The differences between Ch and Ch-DES were also noticed in the 3000–3500 cm⁻¹ region, which corresponds mainly to the vibrations of –NH₂ and –OH. The bands observed in the Ch spectrum are in the spectrum of Ch-DES shifted into the higher frequencies. That indicated the changes in the hydrogen bonding after adding the ChCl–CA mixture to chitosan. It can be assumed that some H-bonds in chitosan are destroyed, but new ones between Ch, ChCl, and CA are formed.
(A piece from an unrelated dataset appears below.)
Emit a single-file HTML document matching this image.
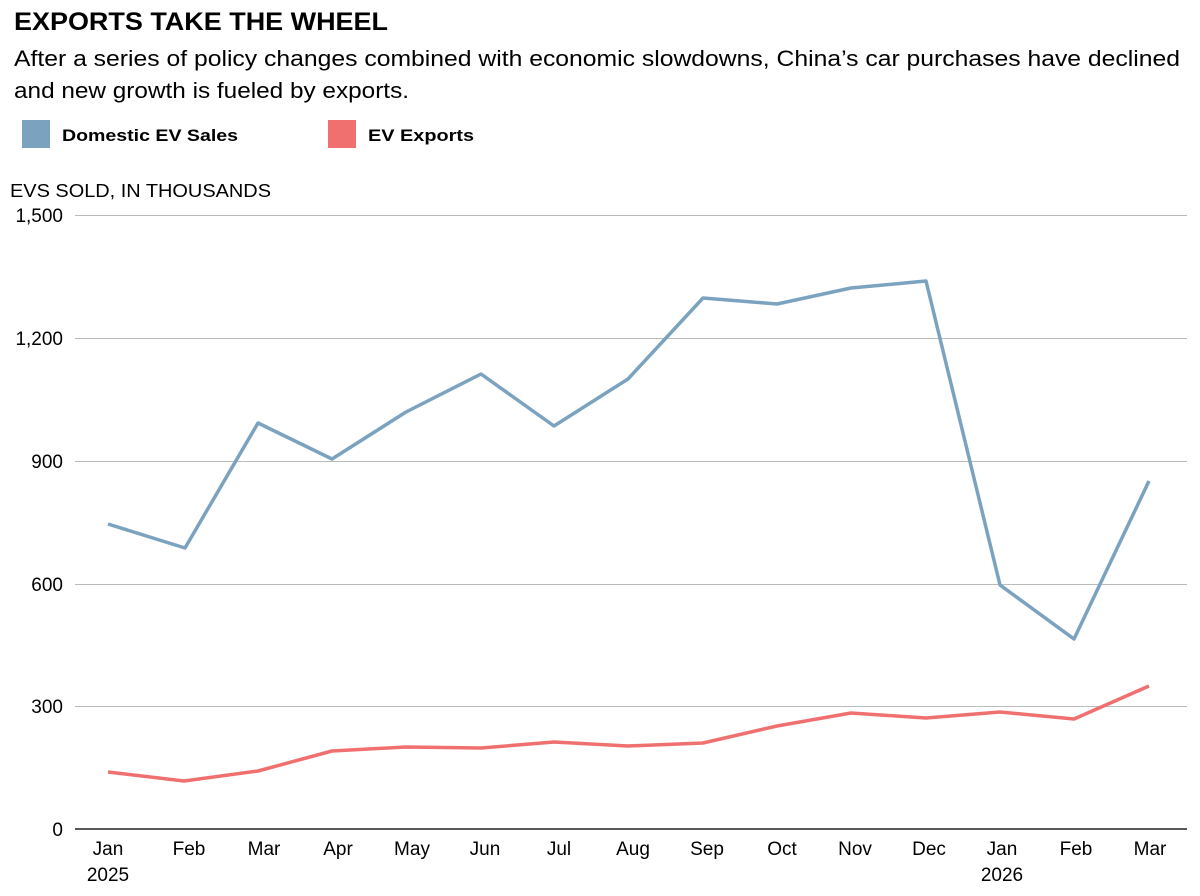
<!DOCTYPE html>
<html><head><meta charset="utf-8"><style>
body{margin:0;background:#fff;width:1200px;height:891px;overflow:hidden;font-family:"Liberation Sans",sans-serif;color:#111}
</style></head><body>
<svg width="1200" height="891" xmlns="http://www.w3.org/2000/svg" font-family="Liberation Sans, sans-serif">
<text x="14" y="30" font-size="25" font-weight="bold" textLength="374" lengthAdjust="spacingAndGlyphs">EXPORTS TAKE THE WHEEL</text>
<text x="14" y="66" font-size="22" textLength="1166" lengthAdjust="spacingAndGlyphs">After a series of policy changes combined with economic slowdowns, China’s car purchases have declined</text>
<text x="14" y="98" font-size="22" textLength="395" lengthAdjust="spacingAndGlyphs">and new growth is fueled by exports.</text>
<rect x="22" y="120" width="28" height="28" fill="#7ba3c0"/>
<text x="62" y="141" font-size="17" font-weight="bold" textLength="176" lengthAdjust="spacingAndGlyphs">Domestic EV Sales</text>
<rect x="328" y="120" width="28" height="28" fill="#f07070"/>
<text x="368" y="141" font-size="17" font-weight="bold" textLength="106" lengthAdjust="spacingAndGlyphs">EV Exports</text>
<text x="10" y="197" font-size="18" textLength="261" lengthAdjust="spacingAndGlyphs">EVS SOLD, IN THOUSANDS</text>
<g stroke="#bbb" stroke-width="1">
<line x1="75" x2="1187" y1="215.5" y2="215.5"/><line x1="75" x2="1187" y1="338.5" y2="338.5"/>
<line x1="75" x2="1187" y1="461.5" y2="461.5"/><line x1="75" x2="1187" y1="584.5" y2="584.5"/>
<line x1="75" x2="1187" y1="706.5" y2="706.5"/>
</g>
<line x1="75" x2="1187" y1="829" y2="829" stroke="#222" stroke-width="1.5"/>
<g font-size="19" text-anchor="end">
<text x="63" y="222">1,500</text><text x="63" y="345">1,200</text><text x="63" y="468">900</text>
<text x="63" y="591">600</text><text x="63" y="713">300</text><text x="63" y="836">0</text>
</g>
<g font-size="19" text-anchor="middle">
<text x="108" y="855">Jan</text><text x="108" y="881">2025</text>
<text x="189" y="855">Feb</text><text x="264" y="855">Mar</text><text x="338" y="855">Apr</text>
<text x="412" y="855">May</text><text x="485" y="855">Jun</text><text x="559" y="855">Jul</text>
<text x="633" y="855">Aug</text><text x="707" y="855">Sep</text><text x="782" y="855">Oct</text>
<text x="855" y="855">Nov</text><text x="929" y="855">Dec</text>
<text x="1002" y="855">Jan</text><text x="1002" y="881">2026</text>
<text x="1076" y="855">Feb</text><text x="1150" y="855">Mar</text>
</g>
<polyline fill="none" stroke="#7ba3c0" stroke-width="3.5" stroke-linejoin="round" points="108,524 185,548 258,423 332,459 406,412 481,374 554,426 628,379 703,298 777,304 851,288 926,281 1000,585 1074,639 1149,481"/>
<polyline fill="none" stroke="#f07070" stroke-width="3.5" stroke-linejoin="round" points="108,772 184,781 258,771 332,751 406,747 481,748 554,742 628,746 703,743 777,726 851,713 926,718 1000,712 1074,719 1149,686"/>
</svg>
</body></html>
In turn, there are no distinct differences between the Ch-DES and Ch–DES–A3 spectra. It is probably due to the low amount of adenine added concerning the amounts of other film components. Only slight shifting of some bands' positions can be noted. Thus, it can be assumed that in the applied preparation condition, the only interaction between adenine and other film constituents is the hydrogen bonding between –NH₂ groups of A and –NH₂/–OH groups of chitosan. It should also be mentioned that N atoms in the adenine ring structure, based on the calculated Mulliken partial charges⁴⁶, can also act as H-bonds acceptors.

Surface structure

AFM images show essential information about surface characteristics, including 3D topography images and quantitative data analysis (surface roughness, grain size, step height, etc.). At the same time, SEM imaging gives general specimen property information (compositional microstructure, topography, shape, etc.). Figure 2 represents three-dimensional and phase AMF images of neat and ChCl-CA modified chitosan-films with different adenine content. Simultaneously, the surface roughness parameters (Ra and Rq) are given. The SEM surface and cross-section images of these same materials are shown in Fig. 3.
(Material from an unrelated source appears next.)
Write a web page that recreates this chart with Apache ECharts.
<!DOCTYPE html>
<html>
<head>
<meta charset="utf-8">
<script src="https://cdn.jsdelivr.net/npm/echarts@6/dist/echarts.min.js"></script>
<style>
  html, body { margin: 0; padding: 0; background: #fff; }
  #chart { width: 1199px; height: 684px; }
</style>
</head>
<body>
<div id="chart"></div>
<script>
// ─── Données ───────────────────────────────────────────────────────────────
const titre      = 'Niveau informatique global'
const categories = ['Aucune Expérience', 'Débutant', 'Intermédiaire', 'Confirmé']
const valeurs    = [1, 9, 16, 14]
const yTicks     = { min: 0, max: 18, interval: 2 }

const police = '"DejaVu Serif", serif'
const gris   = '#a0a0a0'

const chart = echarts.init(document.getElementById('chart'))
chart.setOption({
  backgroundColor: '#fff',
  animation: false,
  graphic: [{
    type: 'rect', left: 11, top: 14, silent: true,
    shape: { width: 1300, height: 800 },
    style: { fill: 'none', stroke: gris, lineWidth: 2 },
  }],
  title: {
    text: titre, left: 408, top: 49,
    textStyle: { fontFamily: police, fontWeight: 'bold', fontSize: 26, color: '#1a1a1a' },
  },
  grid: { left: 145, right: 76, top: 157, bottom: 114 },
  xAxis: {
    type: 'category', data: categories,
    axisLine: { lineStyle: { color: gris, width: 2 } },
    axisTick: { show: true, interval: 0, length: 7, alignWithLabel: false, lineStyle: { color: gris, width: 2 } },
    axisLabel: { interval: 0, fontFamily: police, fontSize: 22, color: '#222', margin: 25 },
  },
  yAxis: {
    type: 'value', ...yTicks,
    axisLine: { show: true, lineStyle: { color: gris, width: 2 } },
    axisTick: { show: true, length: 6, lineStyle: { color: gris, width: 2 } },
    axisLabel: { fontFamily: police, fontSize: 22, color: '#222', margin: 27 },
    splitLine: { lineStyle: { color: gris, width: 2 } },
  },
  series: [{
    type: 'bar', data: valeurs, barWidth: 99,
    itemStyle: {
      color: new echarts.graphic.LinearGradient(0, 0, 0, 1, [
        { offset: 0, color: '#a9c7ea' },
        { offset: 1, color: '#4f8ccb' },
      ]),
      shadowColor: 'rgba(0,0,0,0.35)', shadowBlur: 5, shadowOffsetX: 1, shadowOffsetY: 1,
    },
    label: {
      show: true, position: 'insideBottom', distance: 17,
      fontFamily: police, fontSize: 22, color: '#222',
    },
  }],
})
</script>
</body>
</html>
The AFM and SEM images of the surface and fracture proved that all tested films are dense and non-porous. The most uniform and smooth surface was noticed for neat chitosan film. The effect of different DESs addition on the chitosan film surface morphology has been observed earlier by us^18,19,20 and others^21,47,48, especially for those materials where DES content exceeded 60 wt.%. The current findings, an increase in the Rq parameter from 1.38 ± 0.66 nm for neat chitosan film to 21.95 ± 2.10 nm for Ch-DES film, stay in agreement with the literature and can be explained the phase separation. As shown, for lower DES contents, DES penetrates the polymeric matrix and forms a continuous phase with the polymer. When DES content increases, the number of polymer functional groups is insufficient to interact with DES components. Thus, in the case of the Ch-DES film in the current study, the formation of micro intrusions can be suggested. Adding a low amount of adenine does not counteract the Ch-DES separation (Fig. 3, phase images). The AFM phase images revealed that with the increasing adenine content, the surface topography represents the larger nodules. As the size of the nodules increases, the apparent chitosan film roughness decreases, from 17.70 ± 1.80 nm for Ch-DES-A1 to 12.17 ± 1.87 nm for Ch-DES-A3. The higher size of nodules can be related to the chemical structure of adenine (Figure S1, Supplementary Materials). As the upper and lower surfaces of the adenine rings are hydrophobic, thus the addition of the nucleic acid acts synergistically with the DES addition on the chitosan-films surface structure, causing the progressive increase in phase separation phenomenon. Analogous changes in the surface morphology can be observed in the high-resolution SEM images (Figure S4a-e, Supplementary Materials).